Naturalmente, el principal de los problemas será el argot peculiar que habrá que manejar en cierto grado, además del traslado a palabras de los conceptos muchas veces puramente cuantitativos y matemáticos que se encuentran en la base de algunos de los principales hallazgos. Ayuda, porque es impecable y excelente, la traducción de Marcos Pérez Sánchez, que se niega a bajar el nivel para facilitar las cosas, pero lo hace seguro de que su escritura y su dominio del léxico especializado sitúa las expresiones donde deben estar (sin violentos anglicismos, como se suele). Repasaremos en los primeros capítulos algo acerca de la historia del nacimiento imprevisto de esa cuántica por nadie anunciada, los indicios de la primera radiactividad que Becquerel se encontró junto a la imposibilidad de explicarla según los conocimientos del momento, y estaremos desde ese comienzo discutiendo ya muchos de los tópicos y errores que la divulgación suele extender, bien esos supuestos gatos de Schrödinger o las «partículas de Dios». Es probable que el lector no comprenda todo: los mismos cuánticos afirman que ni ellos mismos comprenden todo lo que manejan o lo que observan.
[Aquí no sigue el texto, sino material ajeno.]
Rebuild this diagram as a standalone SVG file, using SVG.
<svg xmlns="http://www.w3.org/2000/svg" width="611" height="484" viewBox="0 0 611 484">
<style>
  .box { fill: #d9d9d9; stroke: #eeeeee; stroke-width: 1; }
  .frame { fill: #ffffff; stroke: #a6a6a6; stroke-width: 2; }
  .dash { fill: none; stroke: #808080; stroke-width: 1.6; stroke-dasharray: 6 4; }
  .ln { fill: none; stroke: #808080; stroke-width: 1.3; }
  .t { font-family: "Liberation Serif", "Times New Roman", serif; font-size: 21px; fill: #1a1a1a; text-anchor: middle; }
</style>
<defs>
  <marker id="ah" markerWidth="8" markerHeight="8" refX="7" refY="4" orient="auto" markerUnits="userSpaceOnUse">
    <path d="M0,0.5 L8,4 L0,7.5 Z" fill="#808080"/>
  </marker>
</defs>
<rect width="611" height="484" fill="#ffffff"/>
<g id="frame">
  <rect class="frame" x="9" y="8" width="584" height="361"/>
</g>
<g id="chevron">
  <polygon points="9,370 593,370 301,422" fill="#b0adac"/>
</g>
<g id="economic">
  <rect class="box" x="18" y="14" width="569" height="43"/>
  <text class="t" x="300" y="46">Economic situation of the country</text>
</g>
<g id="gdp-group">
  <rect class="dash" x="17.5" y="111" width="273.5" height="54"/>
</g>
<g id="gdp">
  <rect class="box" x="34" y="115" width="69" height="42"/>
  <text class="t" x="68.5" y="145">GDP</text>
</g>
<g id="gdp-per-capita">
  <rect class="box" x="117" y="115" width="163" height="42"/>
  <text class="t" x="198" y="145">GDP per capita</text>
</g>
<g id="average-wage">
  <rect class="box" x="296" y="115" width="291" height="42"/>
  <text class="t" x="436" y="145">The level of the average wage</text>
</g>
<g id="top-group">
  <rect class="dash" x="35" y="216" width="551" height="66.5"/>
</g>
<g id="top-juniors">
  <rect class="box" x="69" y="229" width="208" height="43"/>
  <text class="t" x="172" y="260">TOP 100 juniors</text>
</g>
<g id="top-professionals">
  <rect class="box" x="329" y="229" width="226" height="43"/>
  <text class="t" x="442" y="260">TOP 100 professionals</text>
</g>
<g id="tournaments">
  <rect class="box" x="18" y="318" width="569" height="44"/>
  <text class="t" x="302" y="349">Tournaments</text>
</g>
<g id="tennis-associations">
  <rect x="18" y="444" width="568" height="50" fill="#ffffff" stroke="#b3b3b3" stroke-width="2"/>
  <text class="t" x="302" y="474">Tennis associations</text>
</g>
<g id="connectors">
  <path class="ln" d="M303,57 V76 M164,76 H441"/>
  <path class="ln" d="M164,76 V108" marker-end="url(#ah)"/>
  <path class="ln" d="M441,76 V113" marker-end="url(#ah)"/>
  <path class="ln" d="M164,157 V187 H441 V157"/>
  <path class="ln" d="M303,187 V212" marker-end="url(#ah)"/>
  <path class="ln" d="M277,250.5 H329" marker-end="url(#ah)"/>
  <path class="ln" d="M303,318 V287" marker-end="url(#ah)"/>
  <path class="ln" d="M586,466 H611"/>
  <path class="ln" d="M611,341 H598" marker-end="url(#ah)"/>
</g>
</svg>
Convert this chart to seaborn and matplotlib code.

Pero lo observan, y ello les obliga a aceptarlo. Un buen modelo para tantas otras conductas.

No obstante, su preocupación de divulgadores les tiene en tensión permanente, que no siempre se resuelve en favor del lector. Construyen analogías, metáforas e ilustraciones con la preocupación de comunicar mejor un cierto concepto que creen especialmente difícil de leer; pero en ocasiones el lector se verá más ocupado en descifrar la analogía que en comprender el concepto expresado tal como es (el caso de los relojes que emplean a lo largo de todo el libro como sustitutos de algo tan sencillo como los fasores es un buen ejemplo). Hay ilustraciones que el lector culto puede ignorar; incluso hay tramos de la escritura que puede sobrevolar (y volver a ellos cuando haya llegado al final, y seguro que los comprenderá mejor). Lo principal de esta obra no es un carácter de libro de texto que no tiene y no hay que buscarle, sino su cualidad de plano general de la mecánica cuántica, en el cual perdernos algunos detalles no nos va a importar si con ello accedemos a las ideas generales de la disciplina, y a su situación en el mapa de las ideas que del siglo XX han pasado al XXI incluso aumentando su importancia, y la previsión, en cierto grado, de su todavía mayor importancia futura. Como dicen los autores en el capítulo 3, es la resistencia a las nuevas ideas lo que lleva a la confusión, no la dificultad intrínseca a las propias ideas. Puede que esto no sea siempre cierto del todo, pero es muy probable. Y cuidado: es la mecánica cuántica precisamente la que nos ha dejado claro (y los autores expresan unas líneas más abajo) que «las probabilidades son lo máximo a lo que podemos aspirar».